### Task directions
Transcribe the listing verbatim. Do not carry over any pictures.
.....
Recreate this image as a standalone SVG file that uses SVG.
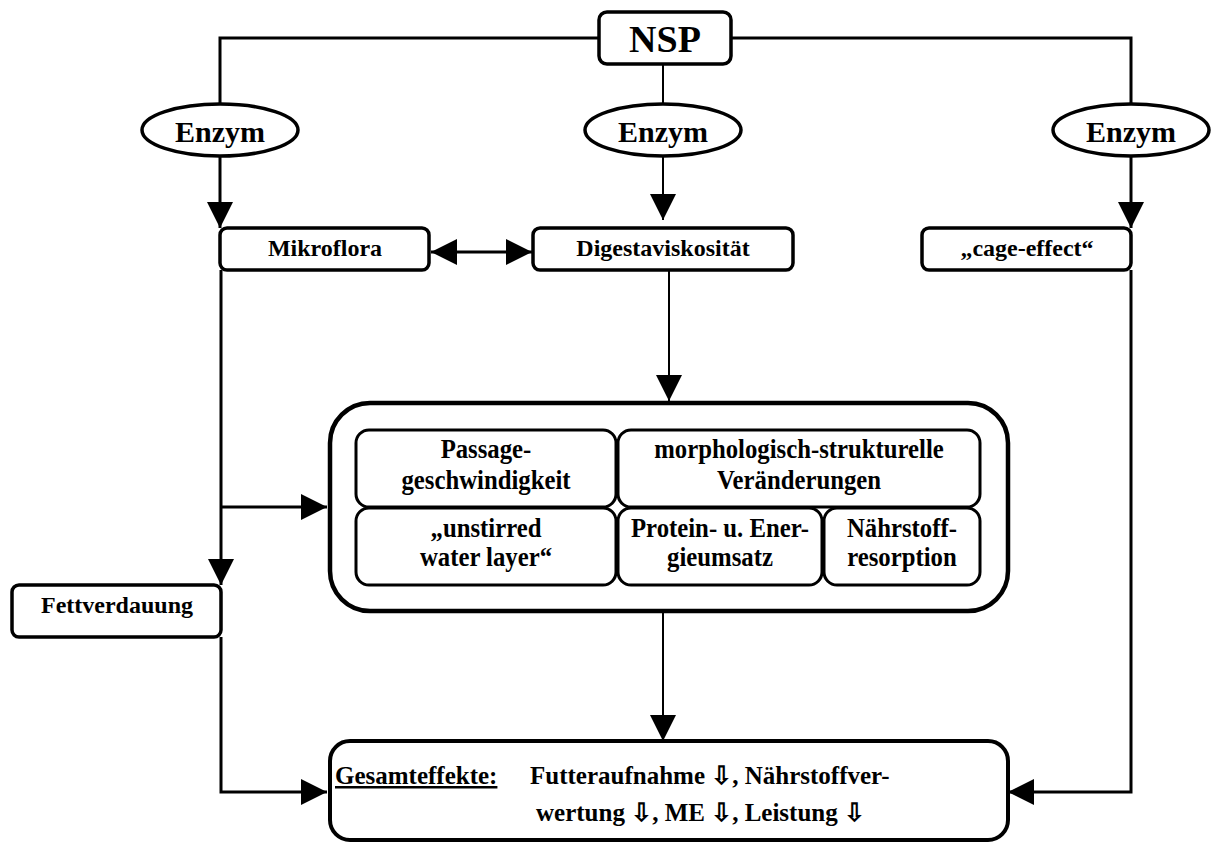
<svg xmlns="http://www.w3.org/2000/svg" width="1212" height="843" viewBox="0 0 1212 843">
  <style>
    .box { fill: #fff; stroke: #000; stroke-width: 3.5; }
    .inner { fill: #fff; stroke: #000; stroke-width: 3; }
    .ell { fill: #fff; stroke: #000; stroke-width: 3.5; }
    .ln { fill: none; stroke: #000; stroke-width: 3; }
    .thin { fill: none; stroke: #000; stroke-width: 2; }
    text { font-family: "Liberation Serif", "Times New Roman", serif; font-weight: bold; fill: #000; }
    .lbl { font-size: 24px; text-anchor: middle; }
    .lbl2 { font-size: 27.5px; text-anchor: middle; }
    .enz { font-size: 30px; text-anchor: middle; }
    .nsp { font-size: 38px; text-anchor: middle; }
    .ges { font-size: 25px; }
  </style>
  <defs>
    <marker id="ah" viewBox="0 0 26 26" markerWidth="26" markerHeight="26" refX="26" refY="13" orient="auto-start-reverse" markerUnits="userSpaceOnUse">
      <path d="M0,0 L26,13 L0,26 Z" fill="#000"/>
    </marker>
  </defs>
  <rect width="1212" height="843" fill="#fff"/>

  <g id="connectors">
    <path class="ln" d="M599,38 H220 V104"/>
    <path class="ln" d="M220,156 V228" marker-end="url(#ah)"/>
    <path class="thin" d="M663,64 V104"/>
    <path class="thin" d="M663,156 V220" marker-end="url(#ah)"/>
    <path class="ln" d="M731,38 H1131 V104"/>
    <path class="ln" d="M1131,156 V228" marker-end="url(#ah)"/>
    <path class="ln" d="M431,252 H532" marker-start="url(#ah)" marker-end="url(#ah)"/>
    <path class="thin" d="M669,271 V401" marker-end="url(#ah)"/>
    <path class="ln" d="M221,270 V585" marker-end="url(#ah)"/>
    <path class="ln" d="M221,507 H327" marker-end="url(#ah)"/>
    <path class="ln" d="M221,637 V792 H327" marker-end="url(#ah)"/>
    <path class="thin" d="M663,612 V741" marker-end="url(#ah)"/>
    <path class="ln" d="M1131,270 V792 H1008" marker-end="url(#ah)"/>
  </g>

  <g id="nsp">
    <rect class="box" x="599" y="12" width="132" height="52" rx="8"/>
    <text class="nsp" x="665" y="52">NSP</text>
  </g>

  <g id="enzym-left">
    <ellipse class="ell" cx="220" cy="130" rx="78" ry="26"/>
    <text class="enz" x="220" y="142">Enzym</text>
  </g>
  <g id="enzym-mid">
    <ellipse class="ell" cx="663" cy="130" rx="78" ry="26"/>
    <text class="enz" x="663" y="142">Enzym</text>
  </g>
  <g id="enzym-right">
    <ellipse class="ell" cx="1131" cy="130" rx="78" ry="26"/>
    <text class="enz" x="1131" y="142">Enzym</text>
  </g>

  <g id="mikroflora">
    <rect class="box" x="220" y="228" width="209" height="42" rx="7"/>
    <text class="lbl" x="325" y="256">Mikroflora</text>
  </g>
  <g id="digestaviskositaet">
    <rect class="box" x="533" y="228" width="260" height="42" rx="7"/>
    <text class="lbl" x="663" y="256">Digestaviskosität</text>
  </g>
  <g id="cage-effect">
    <rect class="box" x="922" y="228" width="209" height="42" rx="7"/>
    <text class="lbl" x="1027" y="256">„cage-effect“</text>
  </g>

  <g id="effects-group">
    <rect class="box" x="330" y="403" width="678" height="208" rx="40" style="stroke-width:4.5"/>
    <g id="passage">
      <rect class="inner" x="356" y="430" width="260" height="77" rx="13"/>
      <text class="lbl2" transform="scale(0.9 1)" x="540" y="458">Passage-</text>
      <text class="lbl2" transform="scale(0.9 1)" x="540" y="489">geschwindigkeit</text>
    </g>
    <g id="morphologisch">
      <rect class="inner" x="618" y="430" width="362" height="77" rx="13"/>
      <text class="lbl2" transform="scale(0.9 1)" x="887.8" y="458">morphologisch-strukturelle</text>
      <text class="lbl2" transform="scale(0.9 1)" x="887.8" y="489">Veränderungen</text>
    </g>
    <g id="unstirred">
      <rect class="inner" x="356" y="508" width="260" height="77" rx="13"/>
      <text class="lbl2" transform="scale(0.9 1)" x="540" y="537">„unstirred</text>
      <text class="lbl2" transform="scale(0.9 1)" x="540" y="566">water layer“</text>
    </g>
    <g id="protein">
      <rect class="inner" x="618" y="508" width="204" height="77" rx="13"/>
      <text class="lbl2" transform="scale(0.9 1)" x="800" y="537">Protein- u. Ener-</text>
      <text class="lbl2" transform="scale(0.9 1)" x="800" y="566">gieumsatz</text>
    </g>
    <g id="naehrstoff">
      <rect class="inner" x="824" y="508" width="156" height="77" rx="13"/>
      <text class="lbl2" transform="scale(0.9 1)" x="1002.2" y="537">Nährstoff-</text>
      <text class="lbl2" transform="scale(0.9 1)" x="1002.2" y="566">resorption</text>
    </g>
  </g>

  <g id="fettverdauung">
    <rect class="box" x="12" y="585" width="209" height="52" rx="7"/>
    <text class="lbl" x="117" y="613">Fettverdauung</text>
  </g>

  <g id="gesamteffekte">
    <rect class="box" x="330" y="741" width="678" height="99" rx="20" style="stroke-width:4"/>
    <text class="ges" x="335" y="784" text-decoration="underline">Gesamteffekte:</text>
    <text class="ges" x="530" y="784">Futteraufnahme ⇩, Nährstoffver-</text>
    <text class="ges" x="536" y="821">wertung ⇩, ME ⇩, Leistung ⇩</text>
  </g>
</svg>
.....
### Expected answer
Recreate this image as a standalone SVG file that uses SVG.
<svg xmlns="http://www.w3.org/2000/svg" width="1212" height="843" viewBox="0 0 1212 843">
  <style>
    .box { fill: #fff; stroke: #000; stroke-width: 3.5; }
    .inner { fill: #fff; stroke: #000; stroke-width: 3; }
    .ell { fill: #fff; stroke: #000; stroke-width: 3.5; }
    .ln { fill: none; stroke: #000; stroke-width: 3; }
    .thin { fill: none; stroke: #000; stroke-width: 2; }
    text { font-family: "Liberation Serif", "Times New Roman", serif; font-weight: bold; fill: #000; }
    .lbl { font-size: 24px; text-anchor: middle; }
    .lbl2 { font-size: 27.5px; text-anchor: middle; }
    .enz { font-size: 30px; text-anchor: middle; }
    .nsp { font-size: 38px; text-anchor: middle; }
    .ges { font-size: 25px; }
  </style>
  <defs>
    <marker id="ah" viewBox="0 0 26 26" markerWidth="26" markerHeight="26" refX="26" refY="13" orient="auto-start-reverse" markerUnits="userSpaceOnUse">
      <path d="M0,0 L26,13 L0,26 Z" fill="#000"/>
    </marker>
  </defs>
  <rect width="1212" height="843" fill="#fff"/>

  <g id="connectors">
    <path class="ln" d="M599,38 H220 V104"/>
    <path class="ln" d="M220,156 V228" marker-end="url(#ah)"/>
    <path class="thin" d="M663,64 V104"/>
    <path class="thin" d="M663,156 V220" marker-end="url(#ah)"/>
    <path class="ln" d="M731,38 H1131 V104"/>
    <path class="ln" d="M1131,156 V228" marker-end="url(#ah)"/>
    <path class="ln" d="M431,252 H532" marker-start="url(#ah)" marker-end="url(#ah)"/>
    <path class="thin" d="M669,271 V401" marker-end="url(#ah)"/>
    <path class="ln" d="M221,270 V585" marker-end="url(#ah)"/>
    <path class="ln" d="M221,507 H327" marker-end="url(#ah)"/>
    <path class="ln" d="M221,637 V792 H327" marker-end="url(#ah)"/>
    <path class="thin" d="M663,612 V741" marker-end="url(#ah)"/>
    <path class="ln" d="M1131,270 V792 H1008" marker-end="url(#ah)"/>
  </g>

  <g id="nsp">
    <rect class="box" x="599" y="12" width="132" height="52" rx="8"/>
    <text class="nsp" x="665" y="52">NSP</text>
  </g>

  <g id="enzym-left">
    <ellipse class="ell" cx="220" cy="130" rx="78" ry="26"/>
    <text class="enz" x="220" y="142">Enzym</text>
  </g>
  <g id="enzym-mid">
    <ellipse class="ell" cx="663" cy="130" rx="78" ry="26"/>
    <text class="enz" x="663" y="142">Enzym</text>
  </g>
  <g id="enzym-right">
    <ellipse class="ell" cx="1131" cy="130" rx="78" ry="26"/>
    <text class="enz" x="1131" y="142">Enzym</text>
  </g>

  <g id="mikroflora">
    <rect class="box" x="220" y="228" width="209" height="42" rx="7"/>
    <text class="lbl" x="325" y="256">Mikroflora</text>
  </g>
  <g id="digestaviskositaet">
    <rect class="box" x="533" y="228" width="260" height="42" rx="7"/>
    <text class="lbl" x="663" y="256">Digestaviskosität</text>
  </g>
  <g id="cage-effect">
    <rect class="box" x="922" y="228" width="209" height="42" rx="7"/>
    <text class="lbl" x="1027" y="256">„cage-effect“</text>
  </g>

  <g id="effects-group">
    <rect class="box" x="330" y="403" width="678" height="208" rx="40" style="stroke-width:4.5"/>
    <g id="passage">
      <rect class="inner" x="356" y="430" width="260" height="77" rx="13"/>
      <text class="lbl2" transform="scale(0.9 1)" x="540" y="458">Passage-</text>
      <text class="lbl2" transform="scale(0.9 1)" x="540" y="489">geschwindigkeit</text>
    </g>
    <g id="morphologisch">
      <rect class="inner" x="618" y="430" width="362" height="77" rx="13"/>
      <text class="lbl2" transform="scale(0.9 1)" x="887.8" y="458">morphologisch-strukturelle</text>
      <text class="lbl2" transform="scale(0.9 1)" x="887.8" y="489">Veränderungen</text>
    </g>
    <g id="unstirred">
      <rect class="inner" x="356" y="508" width="260" height="77" rx="13"/>
      <text class="lbl2" transform="scale(0.9 1)" x="540" y="537">„unstirred</text>
      <text class="lbl2" transform="scale(0.9 1)" x="540" y="566">water layer“</text>
    </g>
    <g id="protein">
      <rect class="inner" x="618" y="508" width="204" height="77" rx="13"/>
      <text class="lbl2" transform="scale(0.9 1)" x="800" y="537">Protein- u. Ener-</text>
      <text class="lbl2" transform="scale(0.9 1)" x="800" y="566">gieumsatz</text>
    </g>
    <g id="naehrstoff">
      <rect class="inner" x="824" y="508" width="156" height="77" rx="13"/>
      <text class="lbl2" transform="scale(0.9 1)" x="1002.2" y="537">Nährstoff-</text>
      <text class="lbl2" transform="scale(0.9 1)" x="1002.2" y="566">resorption</text>
    </g>
  </g>

  <g id="fettverdauung">
    <rect class="box" x="12" y="585" width="209" height="52" rx="7"/>
    <text class="lbl" x="117" y="613">Fettverdauung</text>
  </g>

  <g id="gesamteffekte">
    <rect class="box" x="330" y="741" width="678" height="99" rx="20" style="stroke-width:4"/>
    <text class="ges" x="335" y="784" text-decoration="underline">Gesamteffekte:</text>
    <text class="ges" x="530" y="784">Futteraufnahme ⇩, Nährstoffver-</text>
    <text class="ges" x="536" y="821">wertung ⇩, ME ⇩, Leistung ⇩</text>
  </g>
</svg>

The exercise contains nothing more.